His plays preceded Stringberg, Ibsen and those giants of Russian
literature: Tolstoy, Chekhov, and
Gorky. Turgenev’s early
theatrical work, The Family Change was
originally banned for its critical portrayal of the nobility.
This was the first of Turgenev’s many encounters with the censor
because of his strong commitment to a realistic representation of all classes,
including the nobility.
Other early plays Penniless (1845), The Bachelor
(1849) shows the notable influence of Gogol’s realism, but as his plays did
not exhibit Gogol’s tendency toward satirical social criticism, Turgenev
failed to win appreciation among critics and the popularity on the stage which
they deserved.
A Month in the Country probably
Turgenev’s best play, was composed under the title The
Student (1850), but changed upon publication in 1854.
The play is based on Balzac’s La
Maratre (1848). The theme in A
Month in the Country is a familiar theme in Turgenev’s novels also, i.e.

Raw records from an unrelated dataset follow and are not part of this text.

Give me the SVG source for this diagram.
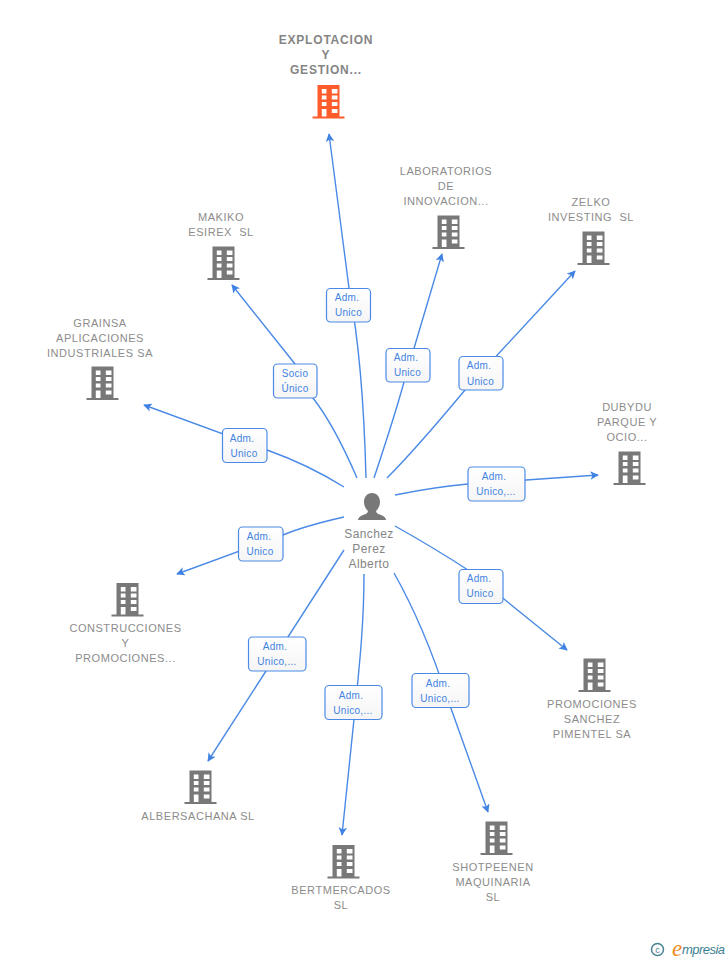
<svg xmlns="http://www.w3.org/2000/svg" width="728" height="960" viewBox="0 0 728 960">
<style>
text{font-family:"Liberation Sans",Arial,sans-serif;text-anchor:middle}
.n{font-size:11px;fill:#8c8c8c;letter-spacing:.55px;white-space:pre}
.t{font-size:12px;font-weight:bold;fill:#858585;letter-spacing:.8px}
.p{font-size:12px;fill:#858585;letter-spacing:.4px}
.l{font-size:10px;fill:#4383e2;letter-spacing:.3px}
.c{fill:none;stroke:#4a8ae6;stroke-width:1.4}
.b{fill:url(#g);stroke:#4a8ae6;stroke-width:1.2}
.i{fill:#787878}
</style>
<defs>
<linearGradient id="g" x1="0" y1="0" x2="0" y2="1"><stop offset="0" stop-color="#fff"/><stop offset="1" stop-color="#f5f5f5"/></linearGradient>
<marker id="a" markerUnits="userSpaceOnUse" viewBox="0 0 10 10" refX="9" refY="5" markerWidth="8.500" markerHeight="8.500" orient="auto"><path d="M0 0L10 5L0 10L2.500 5Z" fill="#3f82e4"/></marker>
<path id="bld" fill-rule="evenodd" d="M5 0H27V31.500H32V33.500H0V31.500H5ZM9.300 4V8.500H14V4ZM19.300 4V8.500H25V4ZM9.300 10.500V14.500H14V10.500ZM19.300 10.500V14.500H25V10.500ZM9.300 17V21H14V17ZM19.300 17V21H25V17ZM9.300 24V31.500H14V24ZM19.300 24V28H25V24Z"/>
</defs>
<g id="connectors">
<path class="c" marker-end="url(#a)" d="M366 478C364 400 359 340 349 288L329 134"/>
<path class="c" marker-end="url(#a)" d="M357 478C345 450 330 420 313 398L295 364L232 285"/>
<path class="c" marker-end="url(#a)" d="M374 478C385 445 395 415 404 382L442 254"/>
<path class="c" marker-end="url(#a)" d="M387 478C415 450 440 420 465 390L575 271"/>
<path class="c" marker-end="url(#a)" d="M344 487C320 472 295 460 267 450L144 405"/>
<path class="c" marker-end="url(#a)" d="M395 495C420 490 445 486 468 484L598 475"/>
<path class="c" marker-end="url(#a)" d="M344 517C322 522 302 527 283 535L177 574"/>
<path class="c" marker-end="url(#a)" d="M395 526C420 540 445 555 468 570L567 650"/>
<path class="c" marker-end="url(#a)" d="M344 550L208 761"/>
<path class="c" marker-end="url(#a)" d="M364 574C364 620 360 660 356 700L342 835"/>
<path class="c" marker-end="url(#a)" d="M394 573C415 610 435 660 448 700L488 812"/>
</g>
<g id="edge-labels">
<g><rect class="b" x="326.500" y="288.500" width="44" height="33.500" rx="4"/><text class="l" x="347" y="301">Adm.</text><text class="l" x="348.500" y="316">Unico</text></g>
<g><rect class="b" x="273.500" y="364" width="43.500" height="34" rx="4"/><text class="l" x="295" y="377">Socio</text><text class="l" x="295" y="392">Único</text></g>
<g><rect class="b" x="386" y="348.500" width="44" height="33.500" rx="4"/><text class="l" x="406" y="361">Adm.</text><text class="l" x="407.500" y="376">Unico</text></g>
<g><rect class="b" x="459" y="356.500" width="44" height="33.500" rx="4"/><text class="l" x="479" y="369">Adm.</text><text class="l" x="480.500" y="385">Unico</text></g>
<g><rect class="b" x="222.500" y="428.500" width="44.500" height="34" rx="4"/><text class="l" x="242" y="442">Adm.</text><text class="l" x="244" y="457">Unico</text></g>
<g><rect class="b" x="468" y="467" width="57" height="34" rx="4"/><text class="l" x="494" y="480">Adm.</text><text class="l" x="496" y="495">Unico,...</text></g>
<g><rect class="b" x="238.500" y="527" width="44.500" height="34" rx="4"/><text class="l" x="259" y="540">Adm.</text><text class="l" x="260" y="555">Unico</text></g>
<g><rect class="b" x="459" y="569.500" width="44" height="34" rx="4"/><text class="l" x="479" y="582">Adm.</text><text class="l" x="480" y="597">Unico</text></g>
<g><rect class="b" x="248.500" y="637" width="57.500" height="34" rx="4"/><text class="l" x="275" y="650">Adm.</text><text class="l" x="277" y="665">Unico,...</text></g>
<g><rect class="b" x="325" y="685.500" width="57" height="34" rx="4"/><text class="l" x="351" y="699">Adm.</text><text class="l" x="353" y="714">Unico,...</text></g>
<g><rect class="b" x="412" y="673.500" width="57" height="34" rx="4"/><text class="l" x="438" y="687">Adm.</text><text class="l" x="440" y="702">Unico,...</text></g>
</g>
<g id="explotacion"><text class="t" x="326" y="44">EXPLOTACION</text><text class="t" x="326" y="59">Y</text><text class="t" x="326" y="74">GESTION...</text><use href="#bld" x="312.500" y="85" fill="#ff5b2b"/></g>
<g id="laboratorios"><text class="n" x="446" y="175">LABORATORIOS</text><text class="n" x="446" y="190">DE</text><text class="n" x="446" y="205">INNOVACION...</text><use href="#bld" class="i" x="432.500" y="215.500"/></g>
<g id="zelko"><text class="n" x="591" y="206">ZELKO</text><text class="n" x="591" y="221">INVESTING  SL</text><use href="#bld" class="i" x="577.500" y="231.500"/></g>
<g id="makiko"><text class="n" x="221" y="221">MAKIKO</text><text class="n" x="221" y="236">ESIREX  SL</text><use href="#bld" class="i" x="207.500" y="246.500"/></g>
<g id="grainsa"><text class="n" x="100" y="327">GRAINSA</text><text class="n" x="100" y="342">APLICACIONES</text><text class="n" x="100" y="357">INDUSTRIALES SA</text><use href="#bld" class="i" x="86.500" y="366.500"/></g>
<g id="dubydu"><text class="n" x="627" y="411">DUBYDU</text><text class="n" x="627" y="426">PARQUE Y</text><text class="n" x="627" y="441">OCIO...</text><use href="#bld" class="i" x="613.500" y="451.500"/></g>
<g id="construcciones"><use href="#bld" class="i" x="111.500" y="583"/><text class="n" x="125.500" y="632">CONSTRUCCIONES</text><text class="n" x="125.500" y="647">Y</text><text class="n" x="125.500" y="662">PROMOCIONES...</text></g>
<g id="promociones"><use href="#bld" class="i" x="578.500" y="658.500"/><text class="n" x="592" y="708">PROMOCIONES</text><text class="n" x="592" y="723">SANCHEZ</text><text class="n" x="592" y="738">PIMENTEL SA</text></g>
<g id="albersachana"><use href="#bld" class="i" x="184.500" y="770.500"/><text class="n" x="198" y="820">ALBERSACHANA SL</text></g>
<g id="bertmercados"><use href="#bld" class="i" x="327.500" y="845"/><text class="n" x="341" y="894">BERTMERCADOS</text><text class="n" x="341" y="909">SL</text></g>
<g id="shotpeenen"><use href="#bld" class="i" x="480.500" y="821.500"/><text class="n" x="493" y="871">SHOTPEENEN</text><text class="n" x="493" y="886">MAQUINARIA</text><text class="n" x="493" y="901">SL</text></g>
<g id="person"><path class="i" d="M372 493C377 493 380 497 380 502C380 506 378 509 376 511C376 513 378 514 381 515C384 516 386 518 386 520H358C358 518 360 516 363 515C366 514 368 513 368 511C366 509 364 506 364 502C364 497 367 493 372 493Z"/><text class="p" x="369" y="538">Sanchez</text><text class="p" x="369" y="553">Perez</text><text class="p" x="369" y="568">Alberto</text></g>
<g id="logo"><circle cx="657.500" cy="949.500" r="6" fill="none" stroke="#4a8294" stroke-width="1.500"/><text x="657.500" y="952.500" font-size="9" style="fill:#4a8294">c</text><text x="677" y="956" font-size="23" font-style="italic" style="fill:#f08a1d;font-family:'Liberation Serif',serif">e</text><text x="682" y="954" font-size="13" font-style="italic" style="fill:#3d7f92;text-anchor:start" textLength="43">mpresia</text></g>
</svg>
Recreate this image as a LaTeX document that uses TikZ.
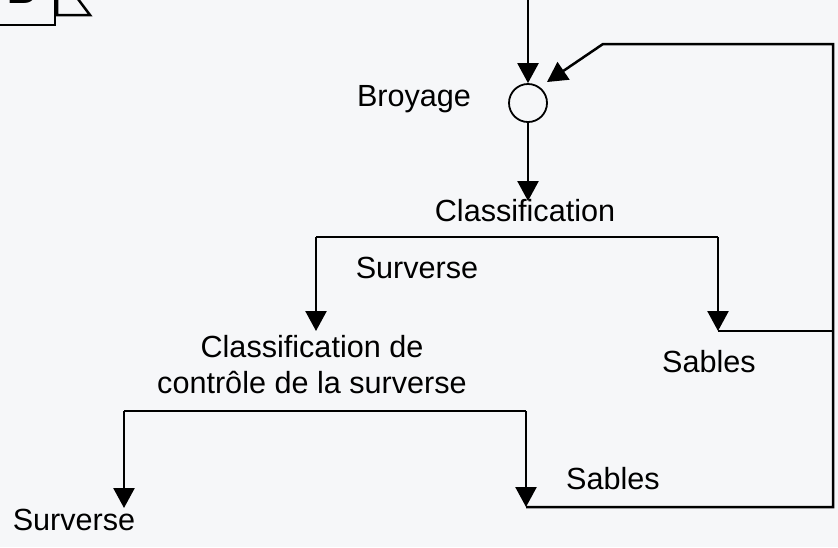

the examination of the effect of a newcomer’s arrival upon a small social
circle. The circle in its turn
subjects the newcomer to scrutiny through the relationship that develops between
the ‘heroine,’ who always belongs to the ‘place’ of the story, and the
newcomer-hero. Promise of happiness
is offered, but the ending of the relationship is invariably calamitous.
Turgenev was himself a wealthy man with a large estate inherited after
his mother’s death; and his personal experiences may have had considerable
influence on him in the writing of A Month
in the Country: In 1843 he met
and fell in love with the renowned singer Pauline Viardot.
His relationship with the married Mme. Viardot is generally considered to
have been platonic, and there is a definite analogy here to the Rakitin-Natalya
axis of the play. However, some of
his letters seem to suggest a greater intimacy.
Turgenev never married—though in 1842 he had an illegitimate daughter.
He later entrusted the child’s upbringing to Mme. Viardot.
Early in the 1860s Turgenev, upset at the almost unanimously hostile
reception at home to most of his literary works, left Russia to live in Germany.
For most of the 1870s he lived in Paris where he became an honored
ambassador of Russian culture. George
Sand, Gustave Flaubert, Emile Zola and Henry James were only a few of the
contemporary writers with whom he corresponded and who sought his company.
In 1879, he was awarded an honorary degree by Oxford University.